As a follow-up to yesterday's post, from The Shovel
We are certainly no fans of Donald Trump--let’s make that clear from the outset. But yesterday’s raid by the FBI on the home of a former president sets a dangerous precedent.
A precedent which now means that anyone who evades taxes, attempts to undermine an election, sexually assaults women, manipulates the value of their assets, uses state resources to enrich themselves or aids and abets the overthrow of a democratically elected government will be subject to investigation. Is that the world we want to live in? Where anyone accused of insurrection can be subject to questioning from law enforcement officers?
It’s a slippery slope. Before we know it, regular citizens accused of defrauding the government, concealing evidence, manipulating financial documents, tampering with witnesses or perverting the course of justice will also be held to account. Or to put it another way, if we simply shrug our shoulders and fail to question the actions of the FBI, soon any old Joe Citizen who is suspected of ripping classified government documents into small pieces and flushing them down the toilet will be obliged to answer to law enforcement, as well as their plumber.
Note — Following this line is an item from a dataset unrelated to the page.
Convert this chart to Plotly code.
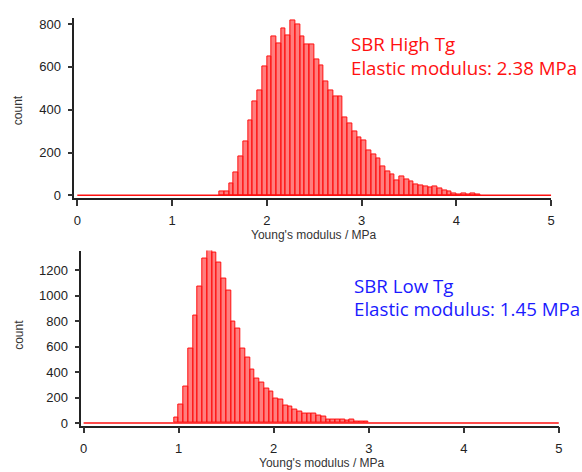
import plotly.graph_objects as go

W, H = 582, 472

BIN_WIDTH = 0.05
X_TICKS = [0, 1, 2, 3, 4, 5]

# SBR High Tg histogram, bins start at 1.50 MPa
high_start = 1.50
high_counts = [
    20, 20, 57, 109, 181, 251, 352, 438, 492, 601,
    648, 742, 708, 780, 746, 819, 800, 740, 703, 703,
    635, 605, 533, 492, 460, 460, 363, 335, 300, 270,
    255, 211, 193, 173, 136, 113, 98, 72, 87, 75,
    66, 50, 47, 41, 35, 41, 30, 22, 17, 11,
    6, 9, 4, 9, 4,
]
high_label = ["SBR High Tg", "Elastic modulus: 2.38 MPa"]
high_y_ticks = [0, 200, 400, 600, 800]

# SBR Low Tg histogram, bins start at 0.95 MPa
low_start = 0.95
low_counts = [
    44, 147, 284, 586, 844, 1071, 1295, 1360, 1342, 1264,
    1135, 1037, 800, 740, 586, 516, 418, 350, 318, 272,
    249, 193, 184, 137, 125, 103, 93, 70, 70, 70,
    62, 49, 26, 26, 26, 26, 18, 26, 13, 13,
    13,
]
low_label = ["SBR Low Tg", "Elastic modulus: 1.45 MPa"]
low_y_ticks = [0, 200, 400, 600, 800, 1000, 1200]

RED = "#ff1010"
BLUE = "#1a1aff"
AXIS_FONT = dict(family="Liberation Sans, Arial", size=13, color="#222")


def px_x(p):
    return p / W


def px_y(p):
    return 1 - p / H


fig = go.Figure()


def add_hist(start, counts, xa, ya):
    centers = [start + BIN_WIDTH * (i + 0.5) for i in range(len(counts))]
    # zero bins drawn by Igor as a thin outline along the baseline
    fig.add_trace(go.Scatter(
        x=[X_TICKS[0], X_TICKS[-1]], y=[0, 0], mode="lines",
        line=dict(color=RED, width=1.5), xaxis=xa, yaxis=ya,
        showlegend=False, hoverinfo="skip",
    ))
    fig.add_trace(go.Bar(
        x=centers, y=counts, width=BIN_WIDTH,
        marker=dict(color="rgba(255,20,20,0.55)", line=dict(color=RED, width=1)),
        xaxis=xa, yaxis=ya, showlegend=False,
    ))


add_hist(high_start, high_counts, "x", "y")
add_hist(low_start, low_counts, "x2", "y2")

common_x = dict(
    tickvals=X_TICKS, ticks="outside", ticklen=6, tickwidth=1.5, tickcolor="#333",
    showline=True, linecolor="#222", linewidth=1.5, showgrid=False, zeroline=False,
    tickfont=AXIS_FONT, ticklabelstandoff=4,
)
common_y = dict(
    ticks="outside", ticklen=5, tickwidth=1.5, tickcolor="#333",
    showline=True, linecolor="#222", linewidth=1.5, showgrid=False, zeroline=False,
    tickfont=AXIS_FONT, ticklabelstandoff=4,
)

fig.update_layout(
    width=W, height=H,
    margin=dict(l=0, r=0, t=0, b=0),
    paper_bgcolor="white", plot_bgcolor="white",
    bargap=0,
    xaxis=dict(domain=[px_x(74), px_x(555)], range=[-0.031, 5.0], anchor="y", **common_x),
    yaxis=dict(domain=[px_y(199), px_y(16.7)], range=[-12.5, 826], tickvals=high_y_ticks,
               anchor="x", **common_y),
    xaxis2=dict(domain=[px_x(81), px_x(562.7)], range=[-0.024, 5.0], anchor="y2", **common_x),
    yaxis2=dict(domain=[px_y(430), px_y(252.3)], range=[-21, 1355], tickvals=low_y_ticks,
                anchor="x2", **common_y),
)

annotations = []
for cx, cy, txt in [(316, 236.5, "Young's modulus / MPa"), (324, 467.5, "Young's modulus / MPa")]:
    annotations.append(dict(x=px_x(cx), y=px_y(cy), xref="paper", yref="paper", text=txt,
                            showarrow=False, xanchor="center", yanchor="middle",
                            font=dict(family="Liberation Sans, Arial", size=12, color="#333")))
for cx, cy in [(18, 110), (18, 338)]:
    annotations.append(dict(x=px_x(cx), y=px_y(cy), xref="paper", yref="paper", text="count",
                            textangle=-90, showarrow=False, xanchor="center", yanchor="middle",
                            font=dict(family="Liberation Sans, Arial", size=12, color="#333")))
for lines, x0, ys, color in [(high_label, 351, (42.5, 66.5), RED), (low_label, 354, (287.5, 311.5), BLUE)]:
    for txt, cy in zip(lines, ys):
        annotations.append(dict(x=px_x(x0), y=px_y(cy), xref="paper", yref="paper", text=txt,
                                showarrow=False, xanchor="left", yanchor="middle",
                                font=dict(family="Open Sans", size=18.7, color=color)))
fig.update_layout(annotations=annotations)

# drop the default body margin so the figure sits flush with the window
fig.write_html("out.html", config={"displayModeBar": False},
               post_script="document.body.style.margin='0';")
Read more.
As Michelle Goldberg points out today in a post entitled "The Absurd Argument Against Making Trump Obey the Law", in addition to the predictable nonsense from the Rubios and McCarthys, moderate Nervous Nellies like Tim Alberta, Andrew Yang, and Damon Linker--she doesn't mention David Brooks--are wringing their hands about the implications. She goes on to point out the obvious:
What has strengthened Trump has not been prosecution but impunity, an impunity that some of those who stormed the Capitol thought, erroneously, applied to them as well. Trump’s mystique is built on his defiance of rules that bind everyone else. He is reportedly motivated to run for president again in part because the office will protect him from prosecution. If we don’t want the presidency to license crime sprees, we should allow presidents to be indicted, not accept some dubious norm that ex-presidents shouldn’t be.
This is what moderates don't seem to get: All they have is the law to fight against forces in American society that have no respect for it. If they refuse to use it, they are unilaterally disarming in a way that they will inevitably lead to the loss of the rule of law. We
Use it or lose it. We cannot be held in thrall by the threats of right-wing extremists. Fonts of conventional wisdom like Brooks--who, btw presciently thought the J6 Committee hearings would be a waste of time--should be doing everything they can to make the case to their still reasonable conservative friends that they must support the rule of law or all is lost. People in the mushy middle must come to understand that we're in a cold civil war that is becoming increasingly hot. There's no avoiding that; there's only containing it. Appeasing Right Wing paranoia hoping to avert backlash is the path to insuring the triumph of lawlessness. It must be confronted head on by using the full extent of the powers the law affords.
Again, Goldberg--
Trump shouldn’t be prosecuted because of politics, but he also shouldn’t be spared because of them. The only relevant question is whether he committed a crime, not what crimes his devotees might commit if he’s held to account.